> _INFORMATION SHOWN_:
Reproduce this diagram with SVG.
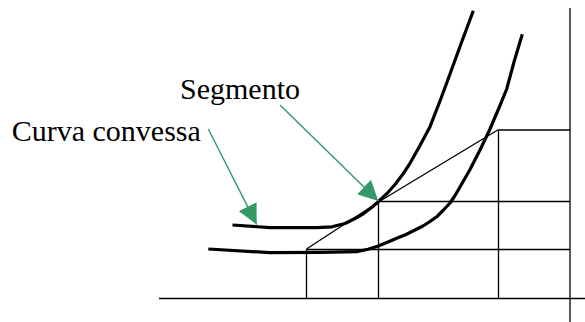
<svg xmlns="http://www.w3.org/2000/svg" width="585" height="322" viewBox="0 0 585 322">
<style>
.grid{stroke:#000;stroke-width:1.3;fill:none}
.curve{stroke:#000;stroke-width:3.2;fill:none;stroke-linecap:butt;stroke-linejoin:round}
.arrow{stroke:#339966;stroke-width:1.4;fill:none}
.lbl{font-family:"Liberation Serif","Times New Roman",serif;font-size:30px;fill:#000}
</style>
<defs>
<marker id="ah" markerUnits="userSpaceOnUse" markerWidth="22" markerHeight="20" refX="20" refY="10" orient="auto">
<path d="M0,0 L20,10 L0,20 Z" fill="#339966"/>
</marker>
</defs>
<rect width="585" height="322" fill="#fff"/>
<g id="axes">
<line class="grid" x1="159" y1="298.5" x2="585" y2="298.5"/>
<line class="grid" x1="570" y1="8" x2="570" y2="322"/>
</g>
<g id="grid">
<line class="grid" x1="498.5" y1="130" x2="570" y2="130"/>
<line class="grid" x1="378.5" y1="201.5" x2="570" y2="201.5"/>
<line class="grid" x1="306.5" y1="249.5" x2="570" y2="249.5"/>
<line class="grid" x1="306.5" y1="249.5" x2="306.5" y2="298.5"/>
<line class="grid" x1="378.5" y1="201.5" x2="378.5" y2="298.5"/>
<line class="grid" x1="498.5" y1="130" x2="498.5" y2="298.5"/>
</g>
<g id="segment">
<polyline class="grid" points="306.5,249 378.5,202 498.5,129.5"/>
</g>
<g id="curve-upper">
<polyline class="curve" points="232.5,225 270,227.6 316.7,227.7 332,226.8 345,223.5 355,218.5 363.3,213.8 371,208 378.3,201.7 387,193.5 395,184.5 403,174 410,163.3 420,145.5 430,126.7 440,101 446.7,83 460,46.5 473.3,10.7"/>
</g>
<g id="curve-lower">
<polyline class="curve" points="208.3,249 270,252.6 320,252.4 356.7,251.7 368,249.2 378.3,246 388,242 396.7,238.3 406,234.5 415,230 423,226 430,221.5 437,216.5 443,210.5 450,203 455,195.5 460,187 470,169.5 480,150 490,129 500,105.5 506.7,89 514,62 522.3,34.3"/>
</g>
<g id="connectors">
<line class="arrow" x1="208.3" y1="129" x2="256.7" y2="224.5" marker-end="url(#ah)"/>
<line class="arrow" x1="280" y1="105" x2="378.3" y2="201" marker-end="url(#ah)"/>
</g>
<g id="label-segmento">
<text class="lbl" x="180" y="99.3">Segmento</text>
</g>
<g id="label-curva">
<text class="lbl" x="11.7" y="140.7">Curva convessa</text>
</g>
</svg>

> _TO DO_:
Return each line exactly as written. Any picture gets left out.

> _RESPONSE TO THIS EXERCISE_:
Reproduce this diagram with SVG.
<svg xmlns="http://www.w3.org/2000/svg" width="585" height="322" viewBox="0 0 585 322">
<style>
.grid{stroke:#000;stroke-width:1.3;fill:none}
.curve{stroke:#000;stroke-width:3.2;fill:none;stroke-linecap:butt;stroke-linejoin:round}
.arrow{stroke:#339966;stroke-width:1.4;fill:none}
.lbl{font-family:"Liberation Serif","Times New Roman",serif;font-size:30px;fill:#000}
</style>
<defs>
<marker id="ah" markerUnits="userSpaceOnUse" markerWidth="22" markerHeight="20" refX="20" refY="10" orient="auto">
<path d="M0,0 L20,10 L0,20 Z" fill="#339966"/>
</marker>
</defs>
<rect width="585" height="322" fill="#fff"/>
<g id="axes">
<line class="grid" x1="159" y1="298.5" x2="585" y2="298.5"/>
<line class="grid" x1="570" y1="8" x2="570" y2="322"/>
</g>
<g id="grid">
<line class="grid" x1="498.5" y1="130" x2="570" y2="130"/>
<line class="grid" x1="378.5" y1="201.5" x2="570" y2="201.5"/>
<line class="grid" x1="306.5" y1="249.5" x2="570" y2="249.5"/>
<line class="grid" x1="306.5" y1="249.5" x2="306.5" y2="298.5"/>
<line class="grid" x1="378.5" y1="201.5" x2="378.5" y2="298.5"/>
<line class="grid" x1="498.5" y1="130" x2="498.5" y2="298.5"/>
</g>
<g id="segment">
<polyline class="grid" points="306.5,249 378.5,202 498.5,129.5"/>
</g>
<g id="curve-upper">
<polyline class="curve" points="232.5,225 270,227.6 316.7,227.7 332,226.8 345,223.5 355,218.5 363.3,213.8 371,208 378.3,201.7 387,193.5 395,184.5 403,174 410,163.3 420,145.5 430,126.7 440,101 446.7,83 460,46.5 473.3,10.7"/>
</g>
<g id="curve-lower">
<polyline class="curve" points="208.3,249 270,252.6 320,252.4 356.7,251.7 368,249.2 378.3,246 388,242 396.7,238.3 406,234.5 415,230 423,226 430,221.5 437,216.5 443,210.5 450,203 455,195.5 460,187 470,169.5 480,150 490,129 500,105.5 506.7,89 514,62 522.3,34.3"/>
</g>
<g id="connectors">
<line class="arrow" x1="208.3" y1="129" x2="256.7" y2="224.5" marker-end="url(#ah)"/>
<line class="arrow" x1="280" y1="105" x2="378.3" y2="201" marker-end="url(#ah)"/>
</g>
<g id="label-segmento">
<text class="lbl" x="180" y="99.3">Segmento</text>
</g>
<g id="label-curva">
<text class="lbl" x="11.7" y="140.7">Curva convessa</text>
</g>
</svg>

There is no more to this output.